The Moto Z Force is not unlike the Moto X devices in the past. They run near-vanilla Android while adding Moto's value-added features like Moto Voice (touchless commands), Moto Actions, and Moto Display. We'll cover these Moto Actions at the bottom of the page.
The user interface features many elements from the Original Moto X. Even though the Moto Z Force finds itself in a brand new body, Lenovo didn't think it should change up the software that Moto was known for. Even since the original Moto X, the Moto Z Force takes after the well-optimized software experience and intuitive features of the Moto X models before it.
None of the Moto X devices have ever included a fingerprint scanner, even though the original intention of the dimple was to make it one. The Moto Z Force introduces the fingerprint scanner to these device models, and it can be found on the chin on the phone. We are not great fans of its square shape, but we appreciate fingerprint scanners positioned on the front more than we do with the ones on the back. Of course, a rear-mounted scanner must have been out of the question because it would be in the way of the Moto Mod interface.

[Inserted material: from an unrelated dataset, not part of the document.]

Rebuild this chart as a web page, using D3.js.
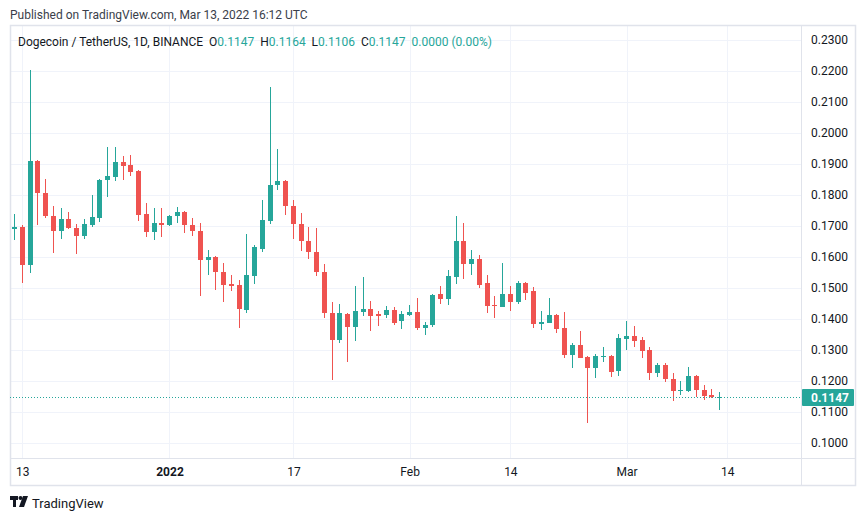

Remember when we mentioned the power and volume keys felt a bit too high? Well, Lenovo implemented a new feature so that you don't have to reach up to put the phone to sleep, so this helps to soften the initial unfamiliar feeling. Touching your finger to the fingerprint sensor while the screen is off will wake the phone and bypass the lock screen. Likewise, if you hold a finger (any finger) for about half a second on the fingerprint scanner when the phone is awake, it will put the phone to sleep. So you could virtually never need to press the power key.
Otherwise, the lock screen looks much like it does on a Nexus device. Swiping up will either unlock the phone or ask you for your pattern, pin, or password. A swipe from the right to the left will open the camera and a swipe from the left will prompt for Google-voice command.
The launcher is much like Google Now launcher (which you can alternatively install) but is quite minimal and doesn't offer too many options nor themes. If you find yourself bored of the launcher or wish to use icon packs and themes, you may install another launcher that fits your needs.
The app drawer scrolls vertically, and there is a search bar at the top to help you find that one game you haven't played in a while amongst your vast collection of apps. There are no folders found in the app drawer (this seems to be becoming the standard with major flagships whose UIs are heavily skinned like TouchWiz).
One pull-down of the notification bar will show you any pending notifications and a "CLEAR" button to dismiss them all. One more swipe down from the notification bar will peel lower the notifications further and show you the quick toggles for various connectivity options as well as a brightness slider.
There's also a shortcut to the Settings App in the upper right corner. The only setting that is exclusive to the Moto Z lineup is the "Moto Mods" option which lets you change the options for whatever Moto Mod is attached to the phone.
The name of these value-added features that the Moto Z Force can perform have been renamed since the release of the first Moto X in 2013. Active Display, and Touchless Controls from that era have since been rebranded as "Moto Enhancements" which can be all seen in the "Moto" app.
This Moto app shows us all the options available for the Moto Z Force including [Moto] Display, Actions, and Voice. These settings offer a few convenient actions, gestures, or voice commands to help you operate your phone quicker and more intuitively.
One of the best Moto features that other companies still haven't been able to compete with is Moto Display. It's a status notification screen that will light up showing only the time and any missed notifications even when the screen is off. These notifications can then be pressed to preview the notification, swipe up to unlock and view the notification, or swipe down to dismiss it.
In comparison, Nexus phones have their 'Ambient display', which us a similar concept but it doesn't work as consistently, and we find that it is more susceptible to activating in a pocket.
Moto Voice allows you to set up a custom voice command so your phone can wake up without needing to touch it. The app guides you through the process. It intelligently makes a beeping noise and listens back for it to ensure that the room you are has the correct acoustics needed to record your wake-up phrase. We find that making a pillow fort in a quiet room works best, as even the quietest rooms won't be deemed acceptable by the app if the echo is too much.
Moto Assist is no longer a part of the Moto Enhancements app. Rather, the individual features under Moto Assist section have been shuffled around into other parts of the Moto app. One of these features included one that detected when the phone's owner was driving and offered to read all notifications aloud as to keep on-road distractions to a minimum. This feature can be found in the Moto Voice menu, under 'Talk to me.'
Also, the option to silence the Moto Z Force during meetings has been moved to the "Flip for Do Not Disturb" menu, under 'Automatic Rules'. Yeah, they're buried pretty deep in there.
There is a total of 7 Moto Actions, though only 6 of them require you to perform an action. The classic Moto X actions are still here like waving over the display to peek at time and notifications, chop twice for flashlight, and twist twice to launch the camera.
There are other general actions as well (below) like: Attentive Display (keeps your screen on as you are looking at it), Flip for Do Not Disturb (turn the phone on its face to enter Do Not Disturb Mode and change settings for automatically entering DnD mode), Pick up to stop ringing (self-explanatory), and Swipe to shrink screen (shrinks the screen to make it easier to reach with one hand).